Now I can move on to the next sentence, one that comes together a little more easily. Now I now the rhythm of the sentences before and after the one in question, and I can play with it a little more easily when I get a skeleton query in place.

What about you? Any tricks of the trade you'd like to share?? :)

5/9/11

Twice Rejected, Euphoric Progress

Querying is...going.
  • 53 queries sent
  • 26 form rejections
  • 1 partial request (rejection)
CRAZIEST RESPONSE YET? I sent one query to a certain agent and got a form rejection letter. A week or so later, I got the same rejection letter, sent again. I got rejected twice.

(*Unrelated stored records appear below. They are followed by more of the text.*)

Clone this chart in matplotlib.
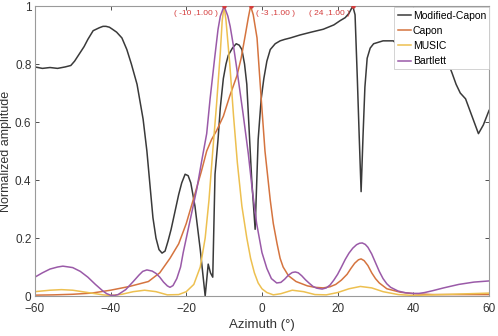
import matplotlib.pyplot as plt

plt.rcParams['font.family'] = ['Liberation Sans', 'DejaVu Sans']

# Modified-Capon
mc_x = [-60, -58, -56, -54, -52, -50.5, -49.5, -48, -47, -46, -44.6, -43, -42, -41.2, -40.3,
        -39.5, -38.4, -37, -35.7, -34.5, -33, -31.4, -30.4, -29.5, -28.8, -28, -27.2, -26.4,
        -25.6, -24.8, -24, -23, -22, -21.2, -20.3, -19.5, -18.8, -17.7, -16.3, -15, -14.2,
        -13.6, -13, -12.4, -11.6, -11, -10.2, -9.5, -8.9, -7.8, -6.8, -6, -5.3, -4.6, -4,
        -3.1, -2.7, -1.8, -1, -0.2, 0.5, 1.3, 2.2, 3.5, 4.8, 6, 7.5, 10, 13, 16.2, 19, 20.7, 22,
        23, 24, 24.6, 25.2, 25.7, 26.2, 26.7, 27.2, 27.8, 28.6, 29.5, 32, 34.7, 36.4, 40, 44,
        47, 49, 50.2, 51.3, 52.4, 53.8, 55.5, 57.2, 58.5, 60]
mc_y = [0.79, 0.785, 0.788, 0.785, 0.79, 0.795, 0.81, 0.84, 0.86, 0.885, 0.915, 0.925, 0.93,
        0.93, 0.927, 0.92, 0.91, 0.89, 0.85, 0.8, 0.73, 0.61, 0.5, 0.37, 0.27, 0.2, 0.16,
        0.148, 0.155, 0.19, 0.23, 0.29, 0.35, 0.39, 0.42, 0.415, 0.39, 0.31, 0.16, 0.0, 0.11,
        0.08, 0.065, 0.42, 0.54, 0.65, 0.75, 0.8, 0.83, 0.855, 0.87, 0.865, 0.85, 0.8, 0.73,
        0.5, 0.4, 0.23, 0.54, 0.68, 0.75, 0.81, 0.85, 0.87, 0.88, 0.885, 0.89, 0.9, 0.91,
        0.92, 0.935, 0.95, 0.96, 0.975, 1.0, 0.97, 0.75, 0.55, 0.36, 0.55, 0.72, 0.82, 0.855,
        0.87, 0.88, 0.88, 0.86, 0.9, 0.88, 0.85, 0.81, 0.77, 0.73, 0.70, 0.68, 0.62, 0.56,
        0.59, 0.64]

# Capon
cp_x = [-60, -55, -50, -45, -40, -35, -30, -27, -24.3, -22, -20, -18.2, -16, -14.6, -13.3,
        -12, -10.2, -8.5, -6.6, -5.5, -4.4, -3.6, -3, -2.3, -1.3, -0.3, 0.8, 2.2, 3, 4, 4.8,
        5.6, 7, 9, 12, 14, 16.2, 18, 19.5, 21, 22.5, 23.5, 24.5, 25.5, 26.2, 27, 28, 29, 30,
        31, 33, 36.6, 40, 45, 50, 55, 60]
cp_y = [0.003, 0.004, 0.006, 0.01, 0.02, 0.033, 0.05, 0.08, 0.13, 0.18, 0.25, 0.33, 0.43,
        0.5, 0.54, 0.57, 0.62, 0.69, 0.76, 0.82, 0.9, 0.96, 1.0, 0.97, 0.89, 0.7, 0.5, 0.33,
        0.25, 0.18, 0.13, 0.1, 0.07, 0.05, 0.035, 0.03, 0.028, 0.032, 0.04, 0.055, 0.075,
        0.095, 0.113, 0.125, 0.128, 0.122, 0.105, 0.08, 0.06, 0.045, 0.025, 0.013, 0.008,
        0.005, 0.005, 0.005, 0.005]

# MUSIC
mu_x = [-60, -56, -53, -50, -46, -42, -40, -37, -34, -31, -28, -25, -22, -20, -18, -16.3,
        -15, -14, -13, -12, -11, -10.5, -10, -9.5, -8.5, -7.5, -6.5, -5.3, -4, -3, -2, -1, 0,
        1.3, 3, 5, 8, 11, 14, 17, 20, 23, 26, 29, 32, 36, 40, 45, 50, 55, 60]
mu_y = [0.015, 0.02, 0.022, 0.02, 0.012, 0.004, 0.002, 0.006, 0.015, 0.02, 0.015, 0.004,
        0.005, 0.015, 0.04, 0.1, 0.2, 0.33, 0.5, 0.66, 0.84, 0.95, 1.0, 0.95, 0.8, 0.62,
        0.46, 0.31, 0.2, 0.13, 0.08, 0.045, 0.025, 0.012, 0.004, 0.008, 0.02, 0.015, 0.005,
        0.004, 0.012, 0.025, 0.033, 0.028, 0.015, 0.005, 0.002, 0.004, 0.006, 0.008, 0.01]

# Bartlett
bt_x = [-60, -58, -56, -54, -52.6, -51, -50, -48, -46, -44, -42, -41, -40, -39, -38, -36,
        -34, -32.5, -31.5, -30.4, -29, -28, -27, -26, -25, -24.3, -23.5, -22.5, -21.5, -20.8,
        -19, -17.2, -16, -14.6, -13.7, -12.5, -11.6, -11, -10, -9, -8.4, -7.5, -6.6, -5, -3.6,
        -2.5, -1.4, 0, 1.3, 2.5, 3.9, 5, 6, 7, 8, 8.8, 9.6, 10.5, 11.5, 12.5, 13.5, 14.5, 15.9,
        17, 18, 19, 20, 21, 22, 23, 24, 25, 25.8, 26.5, 27.3, 28, 29, 30, 31, 32, 33, 34, 36,
        38, 40, 41.5, 43, 45, 48, 52, 56, 60]
bt_y = [0.065, 0.08, 0.093, 0.1, 0.103, 0.1, 0.098, 0.085, 0.065, 0.04, 0.017, 0.008, 0.003,
        0.002, 0.005, 0.022, 0.05, 0.072, 0.085, 0.09, 0.086, 0.078, 0.065, 0.048, 0.035,
        0.03, 0.036, 0.06, 0.1, 0.15, 0.26, 0.37, 0.46, 0.56, 0.68, 0.82, 0.92, 0.965, 1.0,
        0.965, 0.93, 0.86, 0.78, 0.63, 0.49, 0.36, 0.25, 0.15, 0.095, 0.06, 0.045, 0.047,
        0.058, 0.072, 0.081, 0.083, 0.08, 0.07, 0.056, 0.044, 0.033, 0.027, 0.024, 0.028,
        0.038, 0.055, 0.075, 0.1, 0.126, 0.148, 0.165, 0.177, 0.182, 0.183, 0.178, 0.168,
        0.145, 0.115, 0.085, 0.06, 0.042, 0.03, 0.017, 0.011, 0.009, 0.009, 0.012, 0.018,
        0.028, 0.04, 0.048, 0.052]

peaks_x = [-10, -3, 24]
peaks_y = [1.0, 1.0, 1.0]
peak_labels = ['( -10 ,1.00 )', '( -3 ,1.00 )', '( 24 ,1.00 )']

fig, ax = plt.subplots(figsize=(4.98, 3.36), dpi=100)
fig.subplots_adjust(left=0.070, right=0.982, bottom=0.119, top=0.982)

ax.plot(mc_x, mc_y, color='#3a3a3a', lw=1.1, label='Modified-Capon')
ax.plot(cp_x, cp_y, color='#d5743f', lw=1.1, label='Capon')
ax.plot(mu_x, mu_y, color='#edc050', lw=1.1, label='MUSIC')
ax.plot(bt_x, bt_y, color='#9a5aa8', lw=1.1, label='Bartlett')

ax.plot(peaks_x, peaks_y, 'o', color='#d43c3c', ms=2.2, zorder=5)
offsets = [(-1.6, 'right'), (1.3, 'left'), (-0.7, 'right')]
for px, py, lab, (dx, ha) in zip(peaks_x, peaks_y, peak_labels, offsets):
    ax.text(px + dx, py - 0.024, lab, color='#d43c3c', fontsize=6, ha=ha, va='center')

ax.set_xlim(-60, 60)
ax.set_ylim(0, 1)
ax.set_xticks([-60, -40, -20, 0, 20, 40, 60])
ax.set_yticks([0, 0.2, 0.4, 0.6, 0.8, 1])
ax.set_yticklabels(['0', '0.2', '0.4', '0.6', '0.8', '1'])
ax.tick_params(direction='in', length=3, labelsize=8.5, colors='#333333',
               top=True, right=True, width=0.6)
ax.tick_params(axis='x', pad=5)
ax.tick_params(axis='y', pad=2.5)
for s in ax.spines.values():
    s.set_color('#9a9a9a')
    s.set_linewidth(0.8)

ax.set_xlabel('Azimuth (°)', fontsize=9.5, color='#333333', labelpad=3)
ax.set_ylabel('Normalized amplitude', fontsize=9, color='#333333', labelpad=2)

leg = ax.legend(loc='upper right', bbox_to_anchor=(1.0, 0.995), borderaxespad=0,
                fontsize=7.5, handlelength=1.3, handletextpad=0.15, labelspacing=0.5,
                borderpad=0.3, fancybox=False, framealpha=1)
leg.get_frame().set_edgecolor('#cccccc')
leg.get_frame().set_linewidth(0.6)

fig.savefig('out.png', dpi=100)
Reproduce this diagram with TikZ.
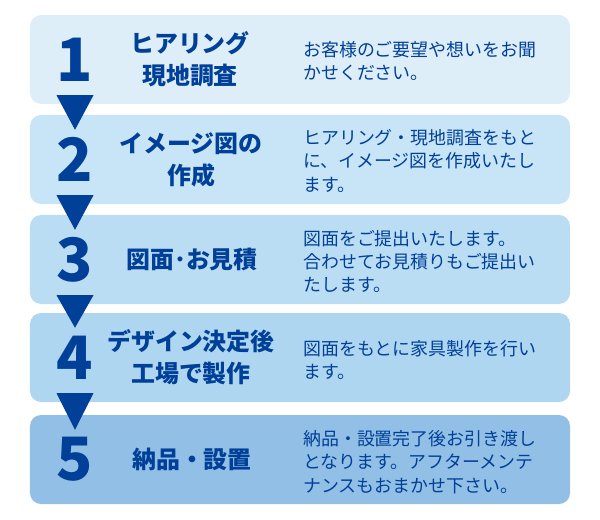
\documentclass[tikz,border=0pt]{standalone}
\usepackage{fontspec}
\setmainfont{Noto Sans CJK JP}
\usepackage{tikz}
\usetikzlibrary{positioning,calc}

\definecolor{flowblue}{RGB}{0,64,152}
\definecolor{boxa}{RGB}{221,238,249}
\definecolor{boxb}{RGB}{200,229,247}
\definecolor{boxc}{RGB}{187,221,244}
\definecolor{boxd}{RGB}{175,214,241}
\definecolor{boxe}{RGB}{146,191,229}

\tikzset{
  stepbox/.style={rounded corners=11bp,minimum width=540bp,minimum height=89bp,inner sep=0pt},
  stepnum/.style={text=flowblue,inner sep=0pt,font=\bfseries\fontsize{60}{60}\selectfont},
  steptitle/.style={text=flowblue,inner sep=0pt,align=center,font=\bfseries\fontsize{24}{32}\selectfont},
  stepdesc/.style={text=flowblue,inner sep=0pt,align=left,anchor=west,font=\fontsize{18}{23.5}\selectfont},
  downtri/.style={fill=flowblue}
}

\begin{document}
\begin{tikzpicture}[x=1bp,y=-1bp]
		\useasboundingbox (0,0) rectangle (600,520);
		% the five step boxes
		\node[stepbox,fill=boxa] (box1) at (300,59.5) {};
		\node[stepbox,fill=boxb] (box2) at (300,159.5) {};
		\node[stepbox,fill=boxc] (box3) at (300,259.5) {};
		\node[stepbox,fill=boxd] (box4) at (300,357.5) {};
		\node[stepbox,fill=boxe] (box5) at (300,459.5) {};
		%% the numbers
		\node[stepnum] (num1) at (75,59.5) {1};
		\node[stepnum] (num2) at (75,159.5) {2};
		\node[stepnum] (num3) at (75,259.5) {3};
		\node[stepnum] (num4) at (75,357.5) {4};
		\node[stepnum] (num5) at (75,459.5) {5};
		%% the titles
		\node[steptitle] (title1) at (190,59.5) {ヒアリング\\現地調査};
		\node[steptitle] (title2) at (191,159.5) {イメージ図の\\作成};
		\node[steptitle] (title3) at (192,259.5) {図面･お見積};
		\node[steptitle] (title4) at (191,357.5) {デザイン決定後\\工場で製作};
		\node[steptitle] (title5) at (192,459.5) {納品・設置};
		%% the descriptions
		\node[stepdesc] (desc1) at (303,61) {お客様のご要望や想いをお聞\\かせください。};
		\node[stepdesc] (desc2) at (303,161) {ヒアリング・現地調査をもと\\に、イメージ図を作成いたし\\ます。};
		\node[stepdesc] (desc3) at (303,261.5) {図面をご提出いたします。\\合わせてお見積りもご提出い\\たします。};
		\node[stepdesc] (desc4) at (303,360) {図面をもとに家具製作を行い\\ます。};
		\node[stepdesc] (desc5) at (303,462) {納品・設置完了後お引き渡し\\となります。アフターメンテ\\ナンスもおまかせ下さい。};
		%% the triangles between the boxes
		\fill[downtri] ($(num1 |- box1.south)+(-18.5,-9)$) -- ++(37,0) -- ($(num2 |- box2.north)+(0,15)$) -- cycle;
		\fill[downtri] ($(num2 |- box2.south)+(-18.5,-9)$) -- ++(37,0) -- ($(num3 |- box3.north)+(0,15)$) -- cycle;
		\fill[downtri] ($(num3 |- box3.south)+(-18.5,-9)$) -- ++(37,0) -- ($(num4 |- box4.north)+(0,15)$) -- cycle;
		\fill[downtri] ($(num4 |- box4.south)+(-18.5,-9)$) -- ++(37,0) -- ($(num5 |- box5.north)+(0,15)$) -- cycle;
		\end{tikzpicture}
\end{document}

If that doesn't damage a writer's ego, I don't know what will. :)

I haven't sent any for several days, choosing to focus on my WiP. I've spent so much time on said WiP that my hours are that of a part-time job (15-16 hours this past week). And I love how it's coming along. I don't know that I've ever had so much passion for an MS. I've never had this much belief in the story, this much dedication to making it just right. (Now I know how I was supposed to feel about the MS I'm querying.) There are surreal moments where I look at the sentence and think, "I wrote that. I wrote that. I put the words together to create just that tone. I turned that phrasing just so to make the emotion be felt. I created it." It's hard to explain. I don't think I've ever felt this euphoria before, and definitely never for this long. It's beautiful.

4/14/11

Layman Publication: The Querying Process

I'm in the process of writing a Facebook note detailing the publication process for my non-writer friends, because I've had to answer too many times that a "finished book does not a NYT bestseller make." This is part 2. (But if all the parts are this long, there will definitely be some cutting.)
  • Once you're happy with your book, and your critique partners are happy with your book, and you feel that there's nothing you can do to make it better, it's time to send it off. You do not (usually) send it directly to publishers. That was how it was done "back in the day," but now most writers send their books to literary agents...
    • What are literary agents? They are people, usually with legal and/or publishing experience, that now work as a liaison between writers and publishers. Agents are appreciated by writers because agents have relationships with publishers, can understand contracts, and have experience in the publishing world. Agents are appreciated by publishers because the agents act as a filter for all the bad writing out there, and because they provide a buffer against the eccentric author. :) Agents generally receive a 15% of the author's check.
  • ...using something called a query (pronounced: kweer-ee) letter. Gone are the days of printing your entire manuscript and shipping it to publishing houses or literary agents. Now you email (about 85% of the time) a one-page letter that contains a quick summary of your book, its title, genre, and word count, and a little bit about yourself. Sometimes you include the first chapter of your book, or a two-page synopsis. You research which literary agents you would like to represent you (deciding upon certain ones based on what authors they've previously represented to which publishing houses), send them your query letter...
  • ...and then you wait. If you're smart, you begin writing another book. You'll also continually check your email inbox and receive one of two things...
  • ...rejections and requests. Rejections are usually form rejections that say nothing more than "thanks, but no thanks." Requests mean that your query letter sparked some interest, and that they want to see more. You email them what they ask for; a partial request means they wanted a part of the book to read, and a full request means they wanted the entire book...
Next up: offers of representation

Did I miss anything? What would you add/take-out?